Secondly, despite the savage, brutal and ridiculous attacks which were hurled upon him from the very day he set foot upon the national stage, he kept his incredible composure at all times, frequently flashing his wonderful smile and terrific, always self-deprecating wit. Simply put, Bush handled lava-like torrents of abuse with a bottomless well of grace. “Some folks look at me,” he said at the 2004 Republican Convention, “and see a certain swagger. Well, in Texas we call that walking.” This pithy observation sums up the whole of the Bush presidency. Somehow, people all over the world look at the somewhat goofy, eminently likable man in charge of our Executive branch and see 1) the stupidest primate ever to crawl the earth, less worthy of compassion or admiration than the Great Apes of Spain, who now (unlike the noble men held with no cause whatsoever in the soon-to-be-redesignated Guantanamo Bay facility) possess habeas corpus rights, and 2) a demonic figure, the Devil himself in chaps and a diabolical grin. In fact, it is entirely accurate to say that many of these folks believe Dubya to be the most evil being in the universe, since they sure as hell don’t believe in the Devil.

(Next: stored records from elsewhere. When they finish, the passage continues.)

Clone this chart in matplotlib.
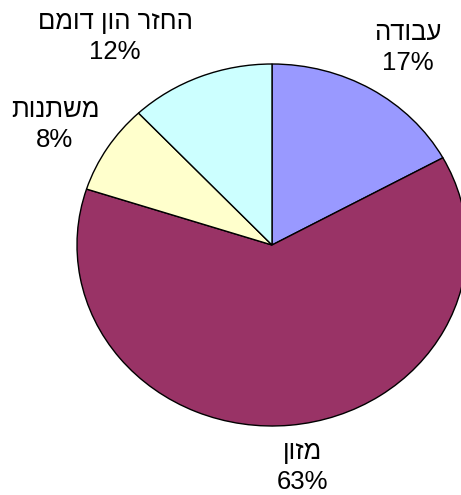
import matplotlib
matplotlib.use("Agg")
import matplotlib.pyplot as plt

# Data (Hebrew labels in logical order, clockwise from 12 o'clock)
categories = ["עבודה", "מזון", "משתנות", "החזר הון דומם"]
shares = [17, 63, 8, 12]
colors = ["#9999FF", "#993366", "#FFFFCC", "#CCFFFF"]

# label centres in data units (pie radius = 1)
label_xy = [(0.697, 1.088), (0.154, -1.227), (-1.113, 0.663), (-0.805, 1.149)]

plt.rcParams["font.family"] = ["Liberation Sans", "DejaVu Sans"]

fig = plt.figure(figsize=(4.61, 4.95), dpi=100)
ax = fig.add_axes([0, 0, 1, 1])

ax.pie(shares, colors=colors, startangle=90, counterclock=False,
       wedgeprops=dict(edgecolor="black", linewidth=1.0))

# the original pie is slightly wider than tall
ax.set_aspect("auto")
ax.set_xlim(-272 / 195, (461 - 272) / 195)
ax.set_ylim(-(495 - 245) / 181, 245 / 181)
ax.axis("off")

for name, val, (x, y) in zip(categories, shares, label_xy):
    # matplotlib has no bidi support, so reverse the Hebrew text for display
    ax.text(x, y, name[::-1] + "\n" + f"{val}%", ha="center", va="center",
            multialignment="center", fontsize=18.5, linespacing=1.3)

fig.savefig("out.png", dpi=100)
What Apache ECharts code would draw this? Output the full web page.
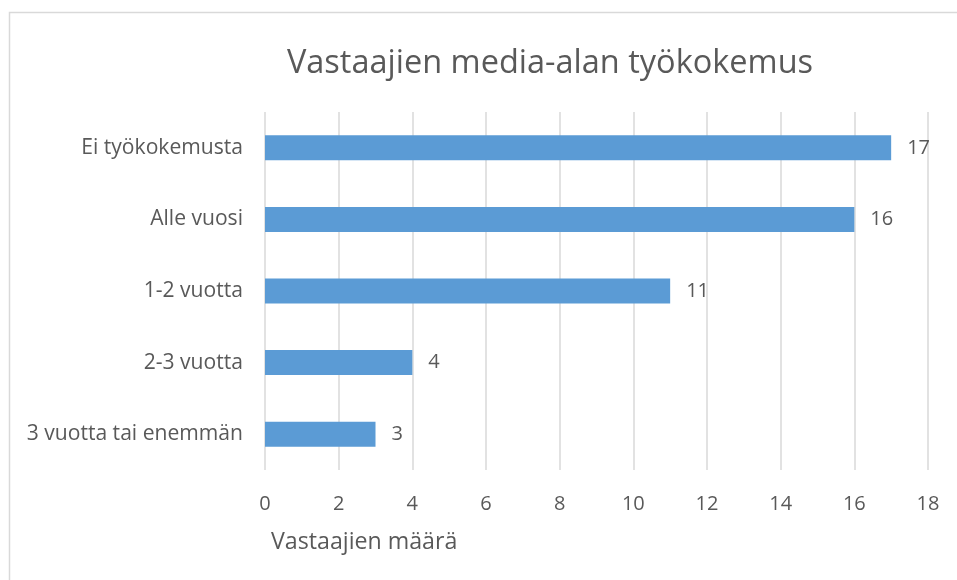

This interesting myopia—the belief that all moral and values are relative, except for the immutable and unadulterated wrongness of George Walker Bush—provides the fodder for the final point in my eulogy of the outgoing Chief Executive. In his truly magnificent farewell address last Thursday evening, Bush recalled that “I've often spoken to you about good and evil, and this has made some uncomfortable. But good and evil are present in this world, and between the two of them there can be no compromise.” Bush may well be wrong about many things, but in this observation he is dead accurate. There are indeed good and evil in our world, and moral absolutes do indeed make a great many people very uncomfortable. In the end, the reason Bush was so detested by so many is that he dared to spend his presidency—and his life, which he can now continue happily—in an uncompromising, untiring, unapologetic pursuit of the good.